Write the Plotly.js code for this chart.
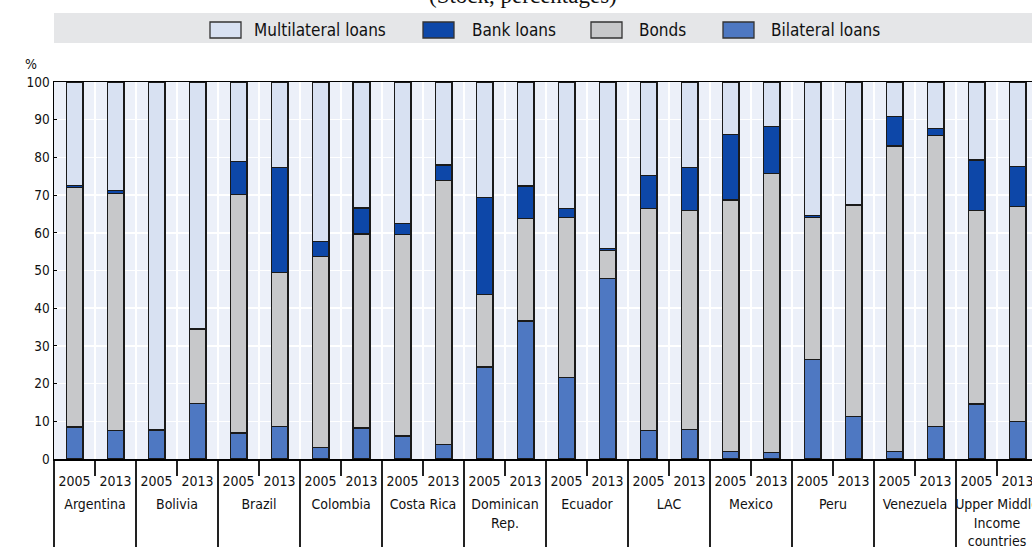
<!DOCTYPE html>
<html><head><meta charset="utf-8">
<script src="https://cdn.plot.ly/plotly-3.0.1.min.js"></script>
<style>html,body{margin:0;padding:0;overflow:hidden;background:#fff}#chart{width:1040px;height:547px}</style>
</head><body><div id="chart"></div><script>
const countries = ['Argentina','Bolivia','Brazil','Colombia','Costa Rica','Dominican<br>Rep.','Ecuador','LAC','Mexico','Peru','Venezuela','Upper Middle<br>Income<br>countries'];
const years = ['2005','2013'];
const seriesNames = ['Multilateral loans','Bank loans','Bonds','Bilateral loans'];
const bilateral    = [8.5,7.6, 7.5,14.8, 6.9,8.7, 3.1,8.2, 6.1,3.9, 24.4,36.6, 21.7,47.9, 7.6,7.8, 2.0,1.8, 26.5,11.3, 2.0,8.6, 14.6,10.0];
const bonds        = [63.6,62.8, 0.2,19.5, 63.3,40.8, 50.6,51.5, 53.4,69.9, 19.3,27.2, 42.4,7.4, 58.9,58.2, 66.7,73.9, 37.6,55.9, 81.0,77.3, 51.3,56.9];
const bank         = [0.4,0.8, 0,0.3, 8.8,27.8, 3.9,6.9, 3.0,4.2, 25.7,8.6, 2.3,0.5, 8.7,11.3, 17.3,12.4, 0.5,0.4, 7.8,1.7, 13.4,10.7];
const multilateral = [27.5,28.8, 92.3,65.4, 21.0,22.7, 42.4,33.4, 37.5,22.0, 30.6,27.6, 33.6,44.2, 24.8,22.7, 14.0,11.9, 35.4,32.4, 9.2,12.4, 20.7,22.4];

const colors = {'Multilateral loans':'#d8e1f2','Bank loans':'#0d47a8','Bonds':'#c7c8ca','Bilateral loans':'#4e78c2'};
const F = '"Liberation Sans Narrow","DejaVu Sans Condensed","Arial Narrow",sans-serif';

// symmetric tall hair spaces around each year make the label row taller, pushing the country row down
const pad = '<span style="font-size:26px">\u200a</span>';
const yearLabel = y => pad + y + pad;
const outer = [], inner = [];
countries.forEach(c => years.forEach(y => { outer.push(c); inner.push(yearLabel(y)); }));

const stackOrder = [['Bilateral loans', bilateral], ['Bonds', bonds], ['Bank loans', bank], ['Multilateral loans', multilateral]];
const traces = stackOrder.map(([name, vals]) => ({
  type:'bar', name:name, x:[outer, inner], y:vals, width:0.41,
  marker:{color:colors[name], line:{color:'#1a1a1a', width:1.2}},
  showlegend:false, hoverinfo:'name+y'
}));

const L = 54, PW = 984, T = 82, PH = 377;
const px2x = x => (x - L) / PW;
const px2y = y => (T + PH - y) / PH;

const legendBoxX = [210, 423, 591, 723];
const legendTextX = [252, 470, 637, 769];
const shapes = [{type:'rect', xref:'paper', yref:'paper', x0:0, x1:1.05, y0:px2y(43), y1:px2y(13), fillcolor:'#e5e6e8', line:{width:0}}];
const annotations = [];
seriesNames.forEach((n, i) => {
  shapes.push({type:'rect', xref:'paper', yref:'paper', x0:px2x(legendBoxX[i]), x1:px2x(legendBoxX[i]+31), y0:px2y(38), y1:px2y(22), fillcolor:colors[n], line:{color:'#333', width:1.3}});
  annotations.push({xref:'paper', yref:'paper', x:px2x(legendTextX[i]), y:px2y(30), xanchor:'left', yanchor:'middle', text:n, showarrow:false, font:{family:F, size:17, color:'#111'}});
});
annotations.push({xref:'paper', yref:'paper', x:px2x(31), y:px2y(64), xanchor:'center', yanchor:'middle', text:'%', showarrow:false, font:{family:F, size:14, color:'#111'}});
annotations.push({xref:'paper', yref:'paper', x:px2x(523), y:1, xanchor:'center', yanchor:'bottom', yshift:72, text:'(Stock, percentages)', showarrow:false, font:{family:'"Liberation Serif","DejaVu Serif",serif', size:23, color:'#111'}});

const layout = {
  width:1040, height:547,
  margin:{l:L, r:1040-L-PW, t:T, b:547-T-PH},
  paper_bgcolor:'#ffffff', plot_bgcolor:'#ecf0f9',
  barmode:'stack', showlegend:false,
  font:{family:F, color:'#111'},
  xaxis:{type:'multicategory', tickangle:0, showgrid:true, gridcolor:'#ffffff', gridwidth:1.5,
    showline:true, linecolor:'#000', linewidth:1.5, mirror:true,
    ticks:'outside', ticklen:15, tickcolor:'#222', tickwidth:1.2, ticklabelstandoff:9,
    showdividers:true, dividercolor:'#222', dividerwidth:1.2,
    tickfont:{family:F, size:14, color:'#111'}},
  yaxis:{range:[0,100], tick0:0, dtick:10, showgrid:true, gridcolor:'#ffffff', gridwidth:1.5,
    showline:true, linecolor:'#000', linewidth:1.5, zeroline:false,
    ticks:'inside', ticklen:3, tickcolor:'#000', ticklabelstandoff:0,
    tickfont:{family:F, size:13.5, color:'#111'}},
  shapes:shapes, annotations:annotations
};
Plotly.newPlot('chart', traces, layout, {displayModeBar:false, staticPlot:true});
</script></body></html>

...

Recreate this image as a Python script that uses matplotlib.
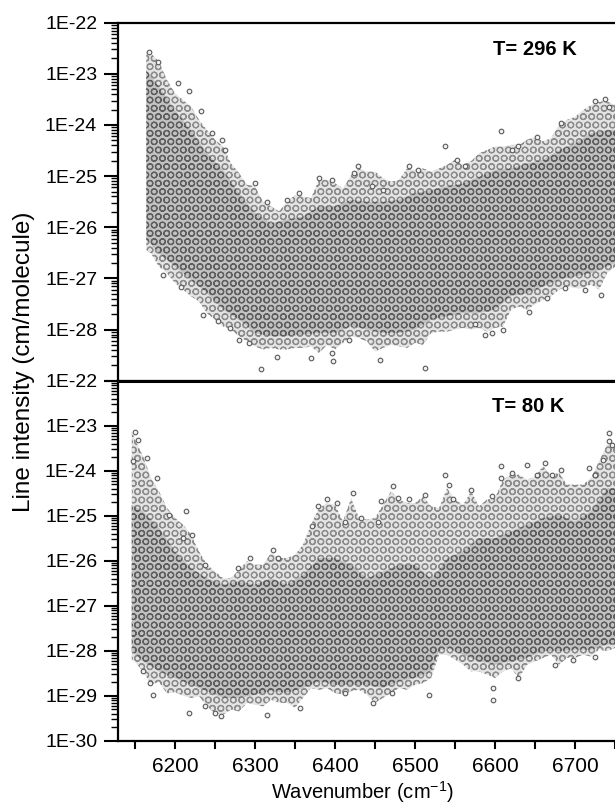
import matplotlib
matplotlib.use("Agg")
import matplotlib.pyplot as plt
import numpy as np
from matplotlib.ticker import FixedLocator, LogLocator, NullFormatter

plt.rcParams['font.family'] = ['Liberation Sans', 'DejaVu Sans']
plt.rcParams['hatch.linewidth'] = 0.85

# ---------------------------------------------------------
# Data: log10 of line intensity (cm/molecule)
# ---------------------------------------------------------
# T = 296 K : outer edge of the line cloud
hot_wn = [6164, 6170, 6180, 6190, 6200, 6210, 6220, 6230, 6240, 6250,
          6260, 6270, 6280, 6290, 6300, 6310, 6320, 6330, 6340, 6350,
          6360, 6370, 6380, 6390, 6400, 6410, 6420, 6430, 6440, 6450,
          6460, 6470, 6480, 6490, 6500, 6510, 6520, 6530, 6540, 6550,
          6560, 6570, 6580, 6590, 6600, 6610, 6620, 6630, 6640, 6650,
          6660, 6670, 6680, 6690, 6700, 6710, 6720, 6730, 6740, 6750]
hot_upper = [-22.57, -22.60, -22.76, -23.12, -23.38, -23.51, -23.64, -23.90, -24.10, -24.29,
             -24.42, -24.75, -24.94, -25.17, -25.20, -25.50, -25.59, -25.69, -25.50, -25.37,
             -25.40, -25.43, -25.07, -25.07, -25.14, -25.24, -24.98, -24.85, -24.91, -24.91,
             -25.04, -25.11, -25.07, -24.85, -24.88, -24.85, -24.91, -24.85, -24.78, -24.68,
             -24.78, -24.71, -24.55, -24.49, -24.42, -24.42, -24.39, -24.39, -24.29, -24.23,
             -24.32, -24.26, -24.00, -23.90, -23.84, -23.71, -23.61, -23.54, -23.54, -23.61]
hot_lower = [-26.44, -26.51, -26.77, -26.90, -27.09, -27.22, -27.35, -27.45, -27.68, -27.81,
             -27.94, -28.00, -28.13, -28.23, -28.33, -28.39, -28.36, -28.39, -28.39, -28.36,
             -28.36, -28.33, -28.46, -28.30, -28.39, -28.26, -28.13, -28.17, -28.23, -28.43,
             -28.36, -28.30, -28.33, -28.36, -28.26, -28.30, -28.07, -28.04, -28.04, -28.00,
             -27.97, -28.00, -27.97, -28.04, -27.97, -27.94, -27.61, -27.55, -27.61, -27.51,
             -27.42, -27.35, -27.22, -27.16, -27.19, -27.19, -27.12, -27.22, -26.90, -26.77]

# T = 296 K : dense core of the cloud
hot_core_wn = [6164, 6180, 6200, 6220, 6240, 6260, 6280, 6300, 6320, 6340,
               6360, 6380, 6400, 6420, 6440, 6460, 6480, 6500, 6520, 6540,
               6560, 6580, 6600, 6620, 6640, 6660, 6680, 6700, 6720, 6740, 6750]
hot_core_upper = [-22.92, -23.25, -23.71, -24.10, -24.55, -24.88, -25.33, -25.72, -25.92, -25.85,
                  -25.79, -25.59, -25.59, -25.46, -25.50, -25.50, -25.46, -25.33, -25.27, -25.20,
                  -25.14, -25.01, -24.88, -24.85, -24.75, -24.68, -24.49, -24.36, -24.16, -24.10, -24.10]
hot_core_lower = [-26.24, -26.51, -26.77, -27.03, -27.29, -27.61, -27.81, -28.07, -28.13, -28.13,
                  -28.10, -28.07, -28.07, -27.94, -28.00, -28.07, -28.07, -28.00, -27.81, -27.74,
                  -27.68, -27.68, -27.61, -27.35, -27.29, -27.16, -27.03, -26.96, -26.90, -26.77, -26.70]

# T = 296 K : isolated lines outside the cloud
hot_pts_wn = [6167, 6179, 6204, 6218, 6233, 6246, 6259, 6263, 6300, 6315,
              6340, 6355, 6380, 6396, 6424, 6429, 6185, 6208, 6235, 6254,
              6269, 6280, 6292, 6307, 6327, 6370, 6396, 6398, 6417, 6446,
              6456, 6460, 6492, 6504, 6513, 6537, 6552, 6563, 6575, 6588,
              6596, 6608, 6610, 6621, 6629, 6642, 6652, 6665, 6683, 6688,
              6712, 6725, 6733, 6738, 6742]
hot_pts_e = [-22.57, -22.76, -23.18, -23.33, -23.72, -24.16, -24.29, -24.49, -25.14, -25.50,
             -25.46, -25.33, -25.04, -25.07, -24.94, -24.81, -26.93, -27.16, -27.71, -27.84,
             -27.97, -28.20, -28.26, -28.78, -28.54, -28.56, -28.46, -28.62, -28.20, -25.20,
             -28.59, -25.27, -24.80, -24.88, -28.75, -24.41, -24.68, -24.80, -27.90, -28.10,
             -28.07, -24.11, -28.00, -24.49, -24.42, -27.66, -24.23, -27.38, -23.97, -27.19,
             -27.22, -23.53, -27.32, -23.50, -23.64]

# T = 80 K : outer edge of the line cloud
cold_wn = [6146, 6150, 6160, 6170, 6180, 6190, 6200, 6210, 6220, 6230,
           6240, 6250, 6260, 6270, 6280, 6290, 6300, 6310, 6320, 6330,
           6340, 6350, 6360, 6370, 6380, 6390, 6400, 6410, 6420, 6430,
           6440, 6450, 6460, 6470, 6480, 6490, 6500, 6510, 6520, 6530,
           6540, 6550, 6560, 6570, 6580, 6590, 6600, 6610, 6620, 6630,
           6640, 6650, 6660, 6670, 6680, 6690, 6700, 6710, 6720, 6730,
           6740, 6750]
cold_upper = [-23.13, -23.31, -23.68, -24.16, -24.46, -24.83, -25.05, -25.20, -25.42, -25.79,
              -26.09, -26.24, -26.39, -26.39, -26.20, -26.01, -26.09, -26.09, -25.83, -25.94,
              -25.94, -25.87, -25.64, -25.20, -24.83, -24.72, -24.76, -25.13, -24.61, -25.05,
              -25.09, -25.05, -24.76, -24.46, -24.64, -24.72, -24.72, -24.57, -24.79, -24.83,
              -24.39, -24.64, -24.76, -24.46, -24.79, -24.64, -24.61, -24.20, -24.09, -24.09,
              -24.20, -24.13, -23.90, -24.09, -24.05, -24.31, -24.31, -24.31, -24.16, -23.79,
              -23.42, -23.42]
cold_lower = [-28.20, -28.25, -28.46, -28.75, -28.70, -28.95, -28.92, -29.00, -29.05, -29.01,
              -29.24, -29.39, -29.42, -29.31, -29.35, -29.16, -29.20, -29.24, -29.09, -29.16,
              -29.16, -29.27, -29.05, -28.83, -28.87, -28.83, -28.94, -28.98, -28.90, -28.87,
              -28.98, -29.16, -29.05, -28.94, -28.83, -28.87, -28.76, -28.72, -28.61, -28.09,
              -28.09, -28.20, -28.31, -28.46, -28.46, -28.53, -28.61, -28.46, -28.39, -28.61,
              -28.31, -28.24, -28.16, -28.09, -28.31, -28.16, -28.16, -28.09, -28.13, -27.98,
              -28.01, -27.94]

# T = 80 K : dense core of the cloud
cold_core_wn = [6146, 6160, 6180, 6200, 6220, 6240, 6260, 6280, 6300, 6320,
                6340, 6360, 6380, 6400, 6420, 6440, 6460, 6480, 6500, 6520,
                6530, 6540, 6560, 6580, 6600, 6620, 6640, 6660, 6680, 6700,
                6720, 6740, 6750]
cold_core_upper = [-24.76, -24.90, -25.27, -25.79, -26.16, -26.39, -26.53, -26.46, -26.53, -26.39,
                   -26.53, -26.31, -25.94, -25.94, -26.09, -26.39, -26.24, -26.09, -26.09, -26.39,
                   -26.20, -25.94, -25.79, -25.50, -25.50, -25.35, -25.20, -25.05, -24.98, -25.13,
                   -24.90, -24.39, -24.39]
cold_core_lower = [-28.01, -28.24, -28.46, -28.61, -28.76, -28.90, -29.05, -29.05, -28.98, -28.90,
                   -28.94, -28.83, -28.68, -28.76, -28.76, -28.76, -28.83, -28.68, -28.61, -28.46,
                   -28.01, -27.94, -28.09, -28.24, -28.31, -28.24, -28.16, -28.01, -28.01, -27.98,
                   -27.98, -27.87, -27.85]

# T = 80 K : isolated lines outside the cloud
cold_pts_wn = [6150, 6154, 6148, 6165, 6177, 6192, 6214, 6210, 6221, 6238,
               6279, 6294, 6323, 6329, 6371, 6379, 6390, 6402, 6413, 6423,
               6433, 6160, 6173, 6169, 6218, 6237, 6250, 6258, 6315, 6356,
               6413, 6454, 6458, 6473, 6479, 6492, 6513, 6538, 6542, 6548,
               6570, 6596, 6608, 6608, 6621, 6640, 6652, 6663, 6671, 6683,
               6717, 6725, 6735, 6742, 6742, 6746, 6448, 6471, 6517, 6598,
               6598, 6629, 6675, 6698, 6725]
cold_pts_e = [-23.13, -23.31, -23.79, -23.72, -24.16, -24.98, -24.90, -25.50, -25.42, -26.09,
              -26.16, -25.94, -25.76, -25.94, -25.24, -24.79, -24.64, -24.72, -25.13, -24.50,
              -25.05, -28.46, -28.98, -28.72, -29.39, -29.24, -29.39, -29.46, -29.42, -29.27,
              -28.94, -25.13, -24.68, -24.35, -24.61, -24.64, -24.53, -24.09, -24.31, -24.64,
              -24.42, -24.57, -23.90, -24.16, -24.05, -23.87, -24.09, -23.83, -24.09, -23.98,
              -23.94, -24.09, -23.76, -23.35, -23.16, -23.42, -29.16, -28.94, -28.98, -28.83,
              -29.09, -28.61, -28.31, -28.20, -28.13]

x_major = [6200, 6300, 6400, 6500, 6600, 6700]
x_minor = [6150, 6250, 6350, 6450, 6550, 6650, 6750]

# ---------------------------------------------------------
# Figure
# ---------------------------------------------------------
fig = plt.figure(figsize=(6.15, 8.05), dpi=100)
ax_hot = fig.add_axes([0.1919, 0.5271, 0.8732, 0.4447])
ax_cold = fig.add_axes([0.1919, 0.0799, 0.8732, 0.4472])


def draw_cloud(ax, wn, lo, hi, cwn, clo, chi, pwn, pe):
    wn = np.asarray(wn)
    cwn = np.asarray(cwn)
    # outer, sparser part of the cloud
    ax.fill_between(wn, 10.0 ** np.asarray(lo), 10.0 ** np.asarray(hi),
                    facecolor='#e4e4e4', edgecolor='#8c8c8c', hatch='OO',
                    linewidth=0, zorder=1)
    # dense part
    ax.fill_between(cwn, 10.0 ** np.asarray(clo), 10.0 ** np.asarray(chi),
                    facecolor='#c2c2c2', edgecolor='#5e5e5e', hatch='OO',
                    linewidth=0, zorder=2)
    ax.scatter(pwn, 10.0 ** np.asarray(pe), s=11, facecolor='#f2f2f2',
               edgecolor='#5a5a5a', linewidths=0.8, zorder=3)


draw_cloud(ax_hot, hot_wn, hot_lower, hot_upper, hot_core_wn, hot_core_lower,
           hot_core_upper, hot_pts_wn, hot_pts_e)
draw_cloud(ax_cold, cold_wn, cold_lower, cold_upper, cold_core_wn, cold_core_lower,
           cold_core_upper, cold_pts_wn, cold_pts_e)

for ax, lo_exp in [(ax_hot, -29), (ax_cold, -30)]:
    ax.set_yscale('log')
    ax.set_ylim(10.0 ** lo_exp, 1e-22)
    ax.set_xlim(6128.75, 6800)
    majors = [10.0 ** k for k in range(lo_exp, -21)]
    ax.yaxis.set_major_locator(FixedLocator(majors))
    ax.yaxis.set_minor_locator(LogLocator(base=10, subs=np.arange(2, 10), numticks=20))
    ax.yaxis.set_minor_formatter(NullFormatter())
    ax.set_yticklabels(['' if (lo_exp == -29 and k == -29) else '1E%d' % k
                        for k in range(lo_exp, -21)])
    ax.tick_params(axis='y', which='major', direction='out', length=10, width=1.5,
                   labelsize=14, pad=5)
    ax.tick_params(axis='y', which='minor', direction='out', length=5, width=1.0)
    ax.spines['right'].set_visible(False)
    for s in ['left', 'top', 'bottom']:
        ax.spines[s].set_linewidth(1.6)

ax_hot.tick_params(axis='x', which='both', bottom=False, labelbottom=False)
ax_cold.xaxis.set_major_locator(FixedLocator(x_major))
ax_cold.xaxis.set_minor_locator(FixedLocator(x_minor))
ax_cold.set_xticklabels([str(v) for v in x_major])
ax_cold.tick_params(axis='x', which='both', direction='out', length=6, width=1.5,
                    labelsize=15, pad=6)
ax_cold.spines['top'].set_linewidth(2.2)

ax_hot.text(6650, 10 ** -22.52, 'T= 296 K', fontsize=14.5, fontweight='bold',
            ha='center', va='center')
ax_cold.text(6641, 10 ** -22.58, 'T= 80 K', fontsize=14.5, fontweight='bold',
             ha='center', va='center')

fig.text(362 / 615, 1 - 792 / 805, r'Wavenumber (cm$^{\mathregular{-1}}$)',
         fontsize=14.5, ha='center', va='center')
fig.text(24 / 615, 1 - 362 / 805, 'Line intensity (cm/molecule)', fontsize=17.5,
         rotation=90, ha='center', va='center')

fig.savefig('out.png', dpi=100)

▸ **What this task involves**:
Repeat exactly the lines above, from the line that contains "Recreate this image" down through the line that contains "plt.rcParams['hatch.linewidth'] = 0.85". Include both of those lines and none of the pictures.

▸ **Exercise response**:
Recreate this image as a Python script that uses matplotlib.
import matplotlib
matplotlib.use("Agg")
import matplotlib.pyplot as plt
import numpy as np
from matplotlib.ticker import FixedLocator, LogLocator, NullFormatter

plt.rcParams['font.family'] = ['Liberation Sans', 'DejaVu Sans']
plt.rcParams['hatch.linewidth'] = 0.85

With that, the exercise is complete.